Yesterday Basecamp went down. It was the most agonizing way to spend 36 minutes on a Monday morning. (I don’t use Basecamp for personal use, but guess where I do use it? The day job. Where I was trying to get a jump start on prioritizing and planning my week. And I couldn’t access anything. Rawr.) Especially considering that – irony! – we had just spent the last week and a half getting über-organized. So where was everything?
Basecamp.
Sigh.
Unfortunately, this is something that comes with the territory of using online project management. But there are a few things you can do to help mitigate this annoyance…which are, of course, conveniently collected for you below.
Note: this is for instances of “crap, this is down for a few minutes/hours,” not “holy shit it’s completely offline and is never ever coming back.” I’m not paranoid enough to plan for that. And if that happens, honestly I’ll be just as screwed as the rest of y’all.
Always know your priorities
This is why it’s important to stop sucking at priorities. If you always know what your top three priorities are, at any given time, then you know what you need to be working on. You might have to do some thinking and checking of email to be for sure on what your next steps are, so it won’t be as efficient as if you had easy access to things, but you’ll at least be working instead of staring at the computer screen swearing a blue streak.

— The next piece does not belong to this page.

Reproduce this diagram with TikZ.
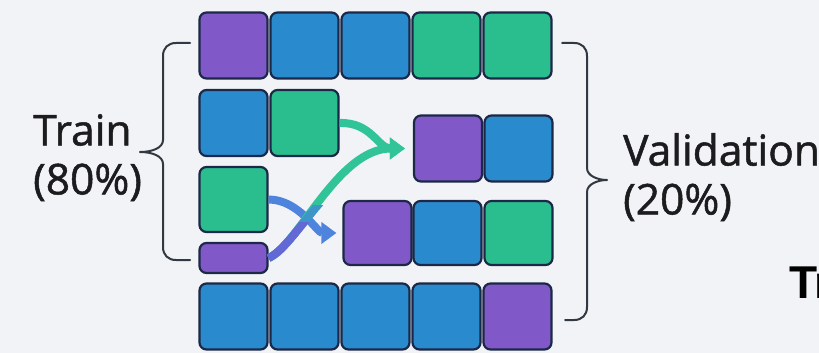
\documentclass[tikz,border=0pt]{standalone}
\usepackage{fontspec}
\setmainfont{Open Sans}
\newfontfamily\lblfont{Open Sans}[UprightFeatures={FakeBold=1.2}]
\newfontfamily\trfont{Liberation Sans}
\usetikzlibrary{arrows.meta}
\definecolor{bgc}{RGB}{242,243,246}
\definecolor{cpur}{RGB}{128,88,200}
\definecolor{cblu}{RGB}{42,138,206}
\definecolor{cgrn}{RGB}{42,190,142}
\definecolor{cedge}{RGB}{28,40,72}
\definecolor{agrn}{RGB}{48,196,152}
\definecolor{ablu}{RGB}{78,132,222}
\definecolor{apur}{RGB}{98,104,214}
\definecolor{amid}{RGB}{62,150,200}
\definecolor{brc}{RGB}{50,56,66}
\definecolor{txt}{RGB}{28,28,30}
\tikzset{
  cell/.style={draw=cedge, line width=2.2pt, rounded corners=7pt, inner sep=0pt,
    minimum width=68pt, minimum height=66pt},
  pur/.style={cell, fill=cpur},
  blu/.style={cell, fill=cblu},
  grn/.style={cell, fill=cgrn},
  brace/.style={draw=brc, line width=2pt, line cap=round, line join=round},
  flow/.style={line width=8pt, -{Triangle[width=21pt,length=15pt]}},
  lbl/.style={font=\lblfont\fontsize{42.5}{49}\selectfont, text=txt, inner sep=0pt, align=left}
}
\begin{document}
\begin{tikzpicture}[x=1pt,y=-1pt]
\fill[bgc] (0,0) rectangle (819,353);
\useasboundingbox (0,0) rectangle (819,353);
\clip (0,0) rectangle (819,353);
% row 1
\node[pur] (a1) at (233.5,45.5) {};
\node[blu] (a2) at (304.5,45.5) {};
\node[blu] (a3) at (375.5,45.5) {};
\node[grn] (a4) at (446.5,45.5) {};
\node[grn] (a5) at (517.5,45.5) {};
% row 2 left
\node[blu] (b1) at (233.5,123) {};
\node[grn] (b2) at (304.5,123) {};
% validation block 1
\node[pur] (v1) at (448,148.5) {};
\node[blu] (v2) at (518.5,148.5) {};
% row 3 left
\node[grn, minimum height=65pt] (c1) at (233.5,199.5) {};
\node[pur, minimum height=30pt] (s1) at (233.5,258) {};
% validation block 2
\node[pur, minimum height=64pt] (w1) at (377.5,233) {};
\node[blu, minimum height=64pt] (w2) at (447.5,233) {};
\node[grn, minimum height=64pt] (w3) at (518.5,233) {};
% bottom row
\node[blu] (d1) at (233.5,316.5) {};
\node[blu] (d2) at (304.5,316.5) {};
\node[blu] (d3) at (375.5,316.5) {};
\node[blu] (d4) at (446.5,316.5) {};
\node[pur] (d5) at (517.5,316.5) {};
% arrows
\draw[flow, ablu, shorten >=6pt] (c1.east) .. controls +(30,0) and +(-25,0) .. (w1.west);
\draw[flow, agrn, shorten >=8pt] (b2.east) .. controls +(32,-1) and +(-35,0) .. (v1.west);
\draw[flow, agrn, shorten >=8pt] (s1.east) .. controls +(30,-13) and +(-75,0) .. (v1.west);
\begin{scope}
\clip (250,205) rectangle (330,275);
\draw[line width=8pt, amid] (s1.east) .. controls +(30,-13) and +(-75,0) .. (v1.west);
\end{scope}
\begin{scope}
\clip (250,222) rectangle (330,275);
\draw[line width=8pt, apur] (s1.east) .. controls +(30,-13) and +(-75,0) .. (v1.west);
\end{scope}
% braces
\coordinate (lt) at (190,43);
\coordinate (lb) at (190,260);
\coordinate (ltip) at (140,152);
\draw[brace] (lt) -- (176,43) .. controls (168,43) and (163,48) .. (163,56)
  -- (163,140) .. controls (163,148) and (152,152) .. (ltip)
  .. controls (152,152) and (163,156) .. (163,164)
  -- (163,247) .. controls (163,255) and (168,260) .. (176,260) -- (lb);
\coordinate (rt) at (562,43);
\coordinate (rb) at (565,320);
\coordinate (rtip) at (607,180);
\draw[brace] (rt) -- (574,43) .. controls (582,43) and (587,48) .. (587,56)
  -- (587,168) .. controls (587,176) and (598,180) .. (rtip)
  .. controls (598,180) and (587,184) .. (587,192)
  -- (587,307) .. controls (587,315) and (582,320) .. (574,320) -- (rb);
% labels
\node[lbl, anchor=north west] (train) at (33,114) {Train\\(80\%)};
\node[lbl, anchor=north west] (val) at (623,133) {Validation\\(20\%)};
\node[anchor=base west, inner sep=0pt, text=black, font=\trfont\bfseries\fontsize{46}{50}\selectfont] (tr) at (789,298) {Tr};
\end{tikzpicture}
\end{document}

Keep at least some of your notes outside
This is where Evernote comes in handy, because it syncs for offline access – so you can access some version of your notes wherever you’re at, as long as you have your phone/tablet/computer with you (and how often is that not the case? be honest!). You can also use Google Docs with offline access, or – stay with me here – a notebook. (These are my favorite.) As long as you’re keeping said notebook organized, of course. (More on that coming soon.)
Use task tools with offline access
Unfortunately, there aren’t a lot of really good tools that include offline access/syncing. And even then, you’ll want to make sure it syncs on your phone or tablet pretty regularly – otherwise, you’ll just wind up looking at your to-do’s and notes from three weeks ago, and that’s no bueno. Here’s three options:
Wrike: It looks like the mobile apps sync for offline access.
Droptask: Okay, I have got to review this. That aside, same as Wrike – the mobile apps provide offline access.
Daylite by Marketcircle: Which is one of the only well-designed project management/productivity tools that isn’t made primarily for functioning in the cloud.
That’s all I got. I guess there’s always the handy-dandy option of keeping everything analog…but y’all know how I feel about that option!